Новая жизненная ситуация заставляет Сенеку по-новому рассмотреть вопрос об «otium» — «досуге» — и обязанностях перед государством. За пять лет служения сообществу людей, именуемому государством, так много было сделано, — и все сделанное рушилось. Ставка на Нерона оказалась битой: принцепс становился как бы живым воплощением самого явления нравственной безответственности, эгоистической агрессивной безудержности[35]. Стоило ли делать все, что было сделано, не правильнее ли было удалиться в Афины, отдаться философии?

— Нет, — отвечает Сенека в трактате «О спокойствии души». Деянье остается для него истинным поприщем добродетели, и прежде всего деяние на благо государства. «Вот что, я полагаю, должна делать добродетель и тот, кто ей привержен: если фортуна возьмет верх и пресечет возможность действовать, пусть он не тотчас же бежит, повернувшись тылом и бросив оружие, в поисках укрытия, как будто есть место, куда не доберется погоня фортуны, — нет, пусть он берет на себя меньше обязанностей и с выбором отыщет нечто такое, чем может быть полезен государству. Нельзя нести военную службу? Пусть добивается общественных должностей. Приходится остаться частным лицом — пусть станет оратором. Принудили к молчанию пусть безмолвным присутствием помогает гражданам. Опасно даже выйти на форум — пусть по домам, на зрелищах, на пирах будет добрым товарищем, верным другом, воздержным сотрапезником. Лишившись обязанностей гражданина, пусть выполняет обязанности человека!.. Так что самое лучшее — сочетать досуг с делами, если деятельной жизни мешают случайные преграды либо состояние государства; ведь никогда не бывает все настолько недоступно, чтобы не осталось места для честного деянья» (Сп. д., 4, 2—3, 8). Под такою тирадой мог бы подписаться Цицерон! Нигде римская сущность Сенеки не сказалась так ясно, как здесь. Несмотря на отчетливо ощущаемую полемику со стоической оппозицией, ясно видно, что Сенека растет из тех же корней, что она, и в нем тоже живет дух Катона.

Но вот отставка стала неизбежной (или уже произошла), вынужденный «досуг» сделался реальностью. И Сенека в третий раз обсуждает вопрос, который трактовал в диалогах «О краткости жизни» и «О спокойствии души»; он пишет книгу «О досуге» (от нее дошел фрагмент). Иногда считают, что содержащееся в ней прославление досуга свидетельствует о некоем пересмотре позиций.
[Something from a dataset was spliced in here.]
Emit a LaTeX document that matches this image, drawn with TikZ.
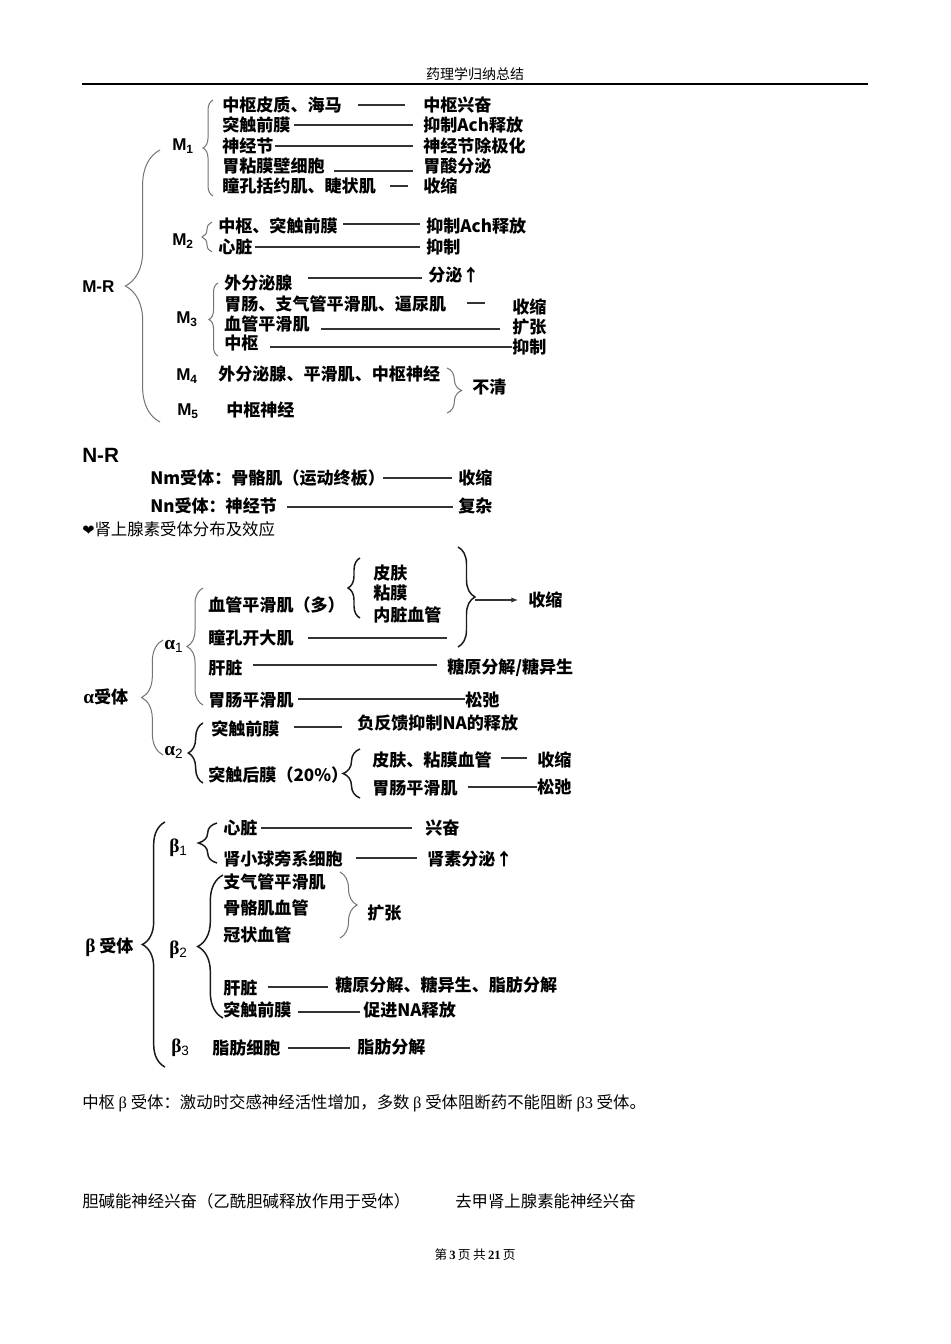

Действительно, теперь Сенека отстаивает право мудреца на досуг — в споре с основателями стой, посылавшими его в гущу государственных дел (Дос., 1, 4; 2, 1; 3, 1). Конечно, основным правилом остается предписание Зенона, которого держался и сам Сенека:

«Пусть он (мудрый) берется за дела государства, если этому ничто не мешает» (Дос., 3, 2). Но человек имеет право на досуг, и не отслужив свой срок. На первый взгляд, Сенека возвращается к положениям трактата «О краткости жизни». Но там он делал упор на долг человека перед самим собою — теперь же на первое место выдвигается долг перед людьми. Исполнять этот долг учит пример отцов стоической философии, которые «выносили законы для всего рода человеческого, а не для одного государства» (Дос., 6, 4). Эта «государственная» терминология — не просто метафора. Еще в трактате «О спокойствии души», в цитированной главе, говорилось о том, что, выполняя обязанности человека, мы не запираемся в стенах одного города, но выходим на простор мира, и он становится нам отчизной (Сп. д., 4, 4). Теперь эта стоическая идея становится жизненной опорой для самого обреченного на досуг автора: «Два государства (res publicas) объемлем мы душою: одно поистине общее (publica), вмещающее богов и людей, где мы не глядим на тот или на этот угол, но ходом солнца измеряем пределы нашей гражданской общины, и другое, к которому мы приписаны рождением... Этому большему государству мы можем служить и на досуге, — впрочем, не знаю, не лучше ли на досуге» (Дос., 4, 1—2. Та же мысль — п. LXVIII. 2)[36].